=== STORED DATA ===
• • • • •

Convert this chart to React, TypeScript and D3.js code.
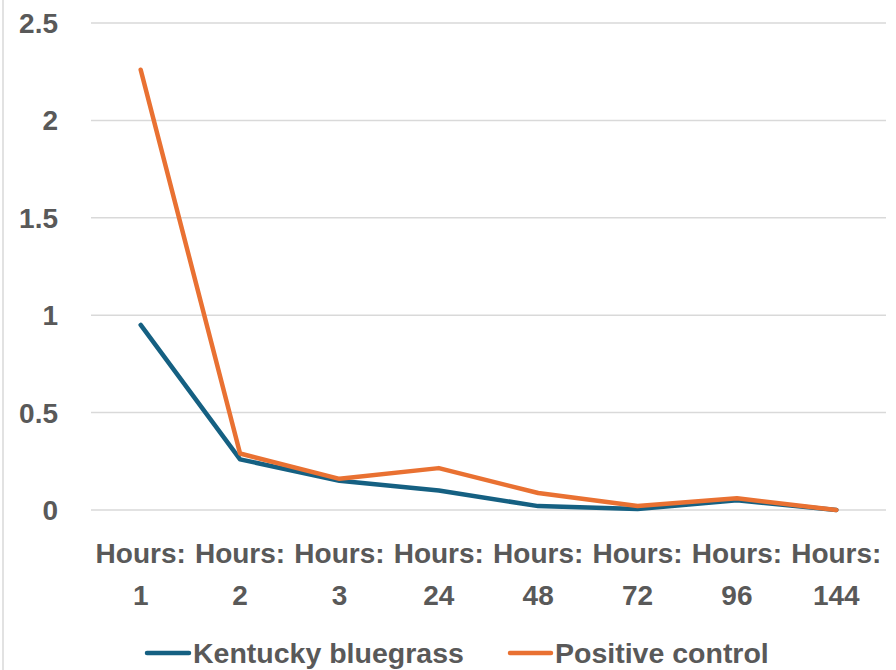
import React from "react";
import * as d3 from "d3";

const categories = ["1", "2", "3", "24", "48", "72", "96", "144"];
const kentucky = [0.95, 0.26, 0.15, 0.1, 0.02, 0.005, 0.05, 0.0];
const positive = [2.26, 0.29, 0.16, 0.215, 0.087, 0.02, 0.06, 0.0];
const yTicks = [0, 0.5, 1, 1.5, 2, 2.5];
const seriesNames = ["Kentucky bluegrass", "Positive control"];
const colors = ["#156082", "#E97132"];

export default function App() {
  const W = 896, H = 670;
  const left = 91, right = 886, top = 23, bottom = 510;
  const x = d3.scaleBand<string>().domain(categories).range([left, right]);
  const y = d3.scaleLinear().domain([0, 2.5]).range([bottom, top]);
  const line = d3
    .line<number>()
    .x((_, i) => (x(categories[i]) as number) + x.bandwidth() / 2)
    .y((d) => y(d));
  const font = "'Liberation Sans', Arial, sans-serif";
  const txt = "#595959";
  const series = [kentucky, positive];
  return (
    <svg width={W} height={H} style={{ position: "absolute", left: 0, top: 0, background: "#fff" }}>
      <line x1={3} x2={3} y1={0} y2={H} stroke="#d9d9d9" strokeWidth={1.5} />
      {yTicks.map((t) => (
        <g key={t}>
          <line x1={left} x2={right} y1={y(t)} y2={y(t)} stroke="#d9d9d9" strokeWidth={1.5} />
          <text x={58} y={y(t)} dy="0.36em" textAnchor="end" fontFamily={font} fontWeight="bold" fontSize={28} fill={txt}>
            {t}
          </text>
        </g>
      ))}
      {categories.map((c) => {
        const cx = (x(c) as number) + x.bandwidth() / 2;
        return (
          <g key={c} fontFamily={font} fontWeight="bold" fontSize={28} fill={txt} textAnchor="middle">
            <text x={cx} y={563}>Hours:</text>
            <text x={cx} y={605}>{c}</text>
          </g>
        );
      })}
      {series.map((s, i) => (
        <path key={i} d={line(s) || ""} fill="none" stroke={colors[i]} strokeWidth={4.5} strokeLinejoin="round" strokeLinecap="round" />
      ))}
      {[
        { x0: 147, x1: 189, tx: 193 },
        { x0: 510, x1: 551, tx: 555 },
      ].map((l, i) => (
        <g key={i}>
          <line x1={l.x0} x2={l.x1} y1={653} y2={653} stroke={colors[i]} strokeWidth={4.5} strokeLinecap="round" />
          <text x={l.tx} y={653} dy="0.36em" fontFamily={font} fontWeight="bold" fontSize={28.5} fill={txt}>
            {seriesNames[i]}
          </text>
        </g>
      ))}
    </svg>
  );
}
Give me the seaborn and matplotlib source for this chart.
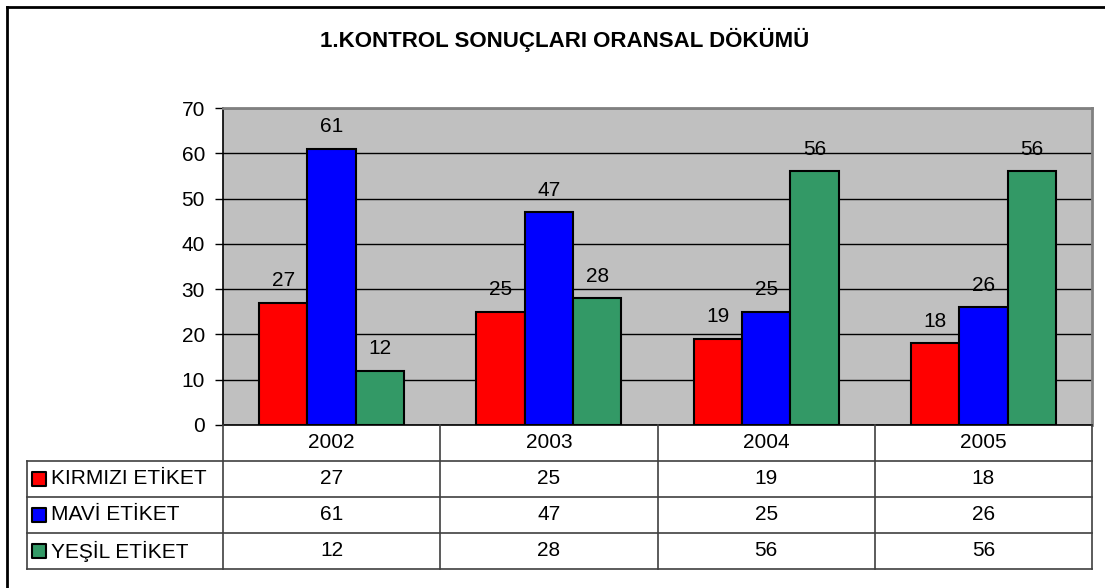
import pandas as pd
import matplotlib.pyplot as plt
from matplotlib.lines import Line2D
import seaborn as sns

# Chart values
years = ["2002", "2003", "2004", "2005"]
series = ["KIRMIZI ETİKET", "MAVİ ETİKET", "YEŞİL ETİKET"]
kirmizi = [27, 25, 19, 18]
mavi = [61, 47, 25, 26]
yesil = [12, 28, 56, 56]
colors = ["#FF0000", "#0000FF", "#339966"]
title = "1.KONTROL SONUÇLARI ORANSAL DÖKÜMÜ"

# Long form table for seaborn
rows = []
for name, vals in zip(series, [kirmizi, mavi, yesil]):
    for y, v in zip(years, vals):
        rows.append({"yil": y, "seri": name, "deger": v})
df = pd.DataFrame(rows)

plt.rcParams["font.family"] = ["Liberation Sans", "DejaVu Sans"]
fs = 15

W, H = 1105, 588
fig = plt.figure(figsize=(W / 100, H / 100), dpi=100)

# Plot area (pixel box 223..1092 x 108..425)
ax = fig.add_axes([223 / W, (H - 425) / H, (1092 - 223) / W, (425 - 108) / H])
ax.set_facecolor("#C0C0C0")
sns.barplot(data=df, x="yil", y="deger", hue="seri", order=years, hue_order=series,
            palette=colors, saturation=1, edgecolor="black", linewidth=1.5,
            width=0.667, legend=False, ax=ax)
ax.set_xlim(-0.5, 3.5)
ax.set_ylim(0, 70)
ax.set_yticks(range(0, 71, 10))
ax.set_xticks([])
ax.set_xlabel("")
ax.set_ylabel("")
ax.set_axisbelow(True)
ax.yaxis.grid(True, color="black", linewidth=1)
ax.tick_params(axis="y", labelsize=fs, length=6, width=1, pad=7, colors="black")
for c in ax.containers:
    ax.bar_label(c, padding=9, fontsize=fs)
for s in ["left", "bottom"]:
    ax.spines[s].set_color("black")
    ax.spines[s].set_linewidth(1.2)
for s in ["top", "right"]:
    ax.spines[s].set_color("#808080")
    ax.spines[s].set_linewidth(2)

# Data table under the chart (pixel box 27..1092 x 425..569)
lw = (223 - 27) / ((1092 - 223) / 4)
tab = fig.add_axes([27 / W, (H - 569) / H, (1092 - 27) / W, (569 - 425) / H])
tab.set_xlim(-0.5 - lw, 3.5)
tab.set_ylim(4, 0)
tab.axis("off")
for r in range(1, 5):
    tab.plot([-0.5 - lw, 3.5], [r, r], color="#404040", lw=1.2, clip_on=False)
for i in range(5):
    tab.plot([i - 0.5, i - 0.5], [0, 4], color="#404040", lw=1.2, clip_on=False)
tab.plot([-0.5 - lw, -0.5 - lw], [1, 4], color="#404040", lw=1.2, clip_on=False)

for i, y in enumerate(years):
    tab.text(i, 0.5, y, ha="center", va="center", fontsize=fs)
for r, (name, vals, col) in enumerate(zip(series, [kirmizi, mavi, yesil], colors), start=1):
    tab.scatter([-0.5 - lw + 0.055], [r + 0.5], marker="s", s=90, color=col,
                edgecolor="black", linewidth=1.5, clip_on=False)
    tab.text(-0.5 - lw + 0.11, r + 0.5, name, ha="left", va="center", fontsize=fs)
    for i, v in enumerate(vals):
        tab.text(i, r + 0.5, str(v), ha="center", va="center", fontsize=fs)

fig.text(565 / W, 1 - 40 / H, title, ha="center", va="center",
         fontsize=16, fontweight="bold")

# Outer chart frame (top and left edges visible)
fig.add_artist(Line2D([7 / W, 1], [1 - 7 / H, 1 - 7 / H], color="black", lw=2,
                      transform=fig.transFigure))
fig.add_artist(Line2D([7 / W, 7 / W], [0, 1 - 7 / H], color="black", lw=2,
                      transform=fig.transFigure))

fig.savefig("out.png", dpi=100)
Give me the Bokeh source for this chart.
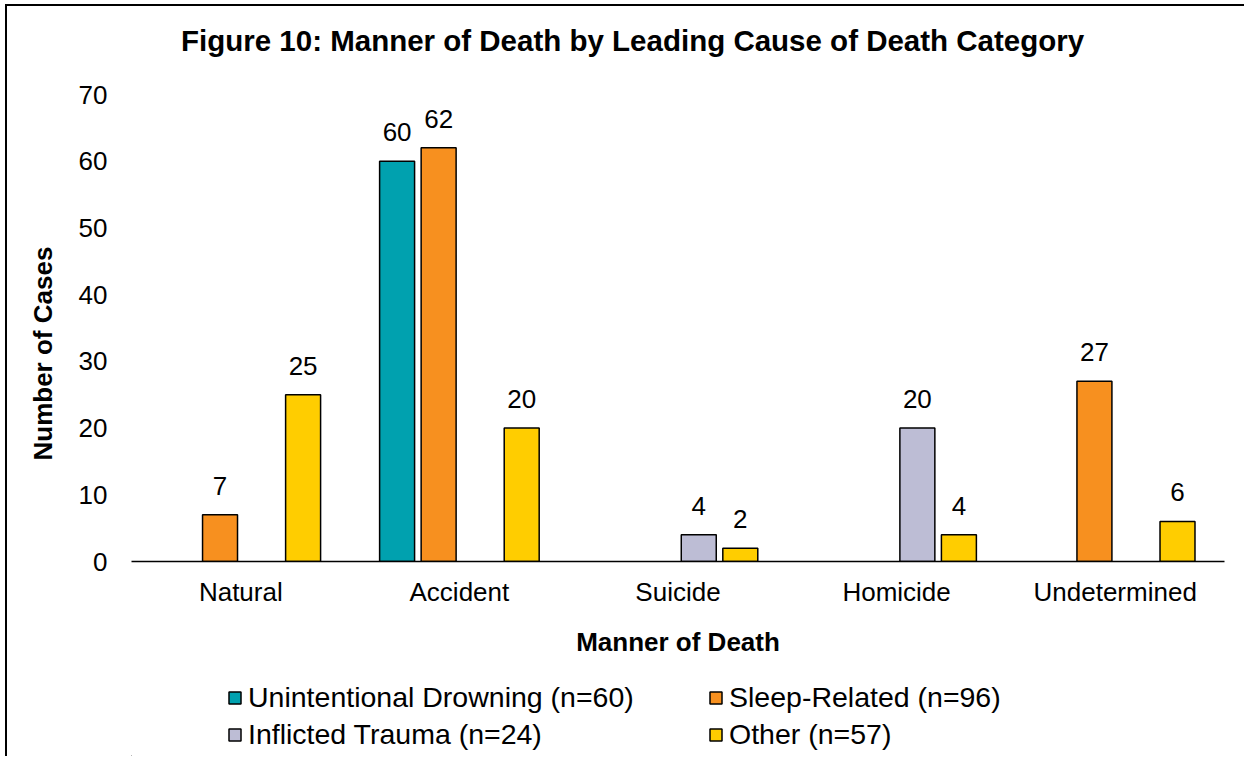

• • • • •

=== EXERCISE INSTRUCTIONS ===
Restate the records above in full, word for word. Keep pictures out.

=== RESULT BELOW ===
Convert this chart to React, TypeScript and D3.js code.
import React from "react";
import * as d3 from "d3";

const categories = ["1", "2", "3", "24", "48", "72", "96", "144"];
const kentucky = [0.95, 0.26, 0.15, 0.1, 0.02, 0.005, 0.05, 0.0];
const positive = [2.26, 0.29, 0.16, 0.215, 0.087, 0.02, 0.06, 0.0];
const yTicks = [0, 0.5, 1, 1.5, 2, 2.5];
const seriesNames = ["Kentucky bluegrass", "Positive control"];
const colors = ["#156082", "#E97132"];

export default function App() {
  const W = 896, H = 670;
  const left = 91, right = 886, top = 23, bottom = 510;
  const x = d3.scaleBand<string>().domain(categories).range([left, right]);
  const y = d3.scaleLinear().domain([0, 2.5]).range([bottom, top]);
  const line = d3
    .line<number>()
    .x((_, i) => (x(categories[i]) as number) + x.bandwidth() / 2)
    .y((d) => y(d));
  const font = "'Liberation Sans', Arial, sans-serif";
  const txt = "#595959";
  const series = [kentucky, positive];
  return (
    <svg width={W} height={H} style={{ position: "absolute", left: 0, top: 0, background: "#fff" }}>
      <line x1={3} x2={3} y1={0} y2={H} stroke="#d9d9d9" strokeWidth={1.5} />
      {yTicks.map((t) => (
        <g key={t}>
          <line x1={left} x2={right} y1={y(t)} y2={y(t)} stroke="#d9d9d9" strokeWidth={1.5} />
          <text x={58} y={y(t)} dy="0.36em" textAnchor="end" fontFamily={font} fontWeight="bold" fontSize={28} fill={txt}>
            {t}
          </text>
        </g>
      ))}
      {categories.map((c) => {
        const cx = (x(c) as number) + x.bandwidth() / 2;
        return (
          <g key={c} fontFamily={font} fontWeight="bold" fontSize={28} fill={txt} textAnchor="middle">
            <text x={cx} y={563}>Hours:</text>
            <text x={cx} y={605}>{c}</text>
          </g>
        );
      })}
      {series.map((s, i) => (
        <path key={i} d={line(s) || ""} fill="none" stroke={colors[i]} strokeWidth={4.5} strokeLinejoin="round" strokeLinecap="round" />
      ))}
      {[
        { x0: 147, x1: 189, tx: 193 },
        { x0: 510, x1: 551, tx: 555 },
      ].map((l, i) => (
        <g key={i}>
          <line x1={l.x0} x2={l.x1} y1={653} y2={653} stroke={colors[i]} strokeWidth={4.5} strokeLinecap="round" />
          <text x={l.tx} y={653} dy="0.36em" fontFamily={font} fontWeight="bold" fontSize={28.5} fill={txt}>
            {seriesNames[i]}
          </text>
        </g>
      ))}
    </svg>
  );
}
Give me the seaborn and matplotlib source for this chart.
import pandas as pd
import matplotlib.pyplot as plt
from matplotlib.lines import Line2D
import seaborn as sns

# Chart values
years = ["2002", "2003", "2004", "2005"]
series = ["KIRMIZI ETİKET", "MAVİ ETİKET", "YEŞİL ETİKET"]
kirmizi = [27, 25, 19, 18]
mavi = [61, 47, 25, 26]
yesil = [12, 28, 56, 56]
colors = ["#FF0000", "#0000FF", "#339966"]
title = "1.KONTROL SONUÇLARI ORANSAL DÖKÜMÜ"

# Long form table for seaborn
rows = []
for name, vals in zip(series, [kirmizi, mavi, yesil]):
    for y, v in zip(years, vals):
        rows.append({"yil": y, "seri": name, "deger": v})
df = pd.DataFrame(rows)

plt.rcParams["font.family"] = ["Liberation Sans", "DejaVu Sans"]
fs = 15

W, H = 1105, 588
fig = plt.figure(figsize=(W / 100, H / 100), dpi=100)

# Plot area (pixel box 223..1092 x 108..425)
ax = fig.add_axes([223 / W, (H - 425) / H, (1092 - 223) / W, (425 - 108) / H])
ax.set_facecolor("#C0C0C0")
sns.barplot(data=df, x="yil", y="deger", hue="seri", order=years, hue_order=series,
            palette=colors, saturation=1, edgecolor="black", linewidth=1.5,
            width=0.667, legend=False, ax=ax)
ax.set_xlim(-0.5, 3.5)
ax.set_ylim(0, 70)
ax.set_yticks(range(0, 71, 10))
ax.set_xticks([])
ax.set_xlabel("")
ax.set_ylabel("")
ax.set_axisbelow(True)
ax.yaxis.grid(True, color="black", linewidth=1)
ax.tick_params(axis="y", labelsize=fs, length=6, width=1, pad=7, colors="black")
for c in ax.containers:
    ax.bar_label(c, padding=9, fontsize=fs)
for s in ["left", "bottom"]:
    ax.spines[s].set_color("black")
    ax.spines[s].set_linewidth(1.2)
for s in ["top", "right"]:
    ax.spines[s].set_color("#808080")
    ax.spines[s].set_linewidth(2)

# Data table under the chart (pixel box 27..1092 x 425..569)
lw = (223 - 27) / ((1092 - 223) / 4)
tab = fig.add_axes([27 / W, (H - 569) / H, (1092 - 27) / W, (569 - 425) / H])
tab.set_xlim(-0.5 - lw, 3.5)
tab.set_ylim(4, 0)
tab.axis("off")
for r in range(1, 5):
    tab.plot([-0.5 - lw, 3.5], [r, r], color="#404040", lw=1.2, clip_on=False)
for i in range(5):
    tab.plot([i - 0.5, i - 0.5], [0, 4], color="#404040", lw=1.2, clip_on=False)
tab.plot([-0.5 - lw, -0.5 - lw], [1, 4], color="#404040", lw=1.2, clip_on=False)

for i, y in enumerate(years):
    tab.text(i, 0.5, y, ha="center", va="center", fontsize=fs)
for r, (name, vals, col) in enumerate(zip(series, [kirmizi, mavi, yesil], colors), start=1):
    tab.scatter([-0.5 - lw + 0.055], [r + 0.5], marker="s", s=90, color=col,
                edgecolor="black", linewidth=1.5, clip_on=False)
    tab.text(-0.5 - lw + 0.11, r + 0.5, name, ha="left", va="center", fontsize=fs)
    for i, v in enumerate(vals):
        tab.text(i, r + 0.5, str(v), ha="center", va="center", fontsize=fs)

fig.text(565 / W, 1 - 40 / H, title, ha="center", va="center",
         fontsize=16, fontweight="bold")

# Outer chart frame (top and left edges visible)
fig.add_artist(Line2D([7 / W, 1], [1 - 7 / H, 1 - 7 / H], color="black", lw=2,
                      transform=fig.transFigure))
fig.add_artist(Line2D([7 / W, 7 / W], [0, 1 - 7 / H], color="black", lw=2,
                      transform=fig.transFigure))

fig.savefig("out.png", dpi=100)
Give me the Bokeh source for this chart.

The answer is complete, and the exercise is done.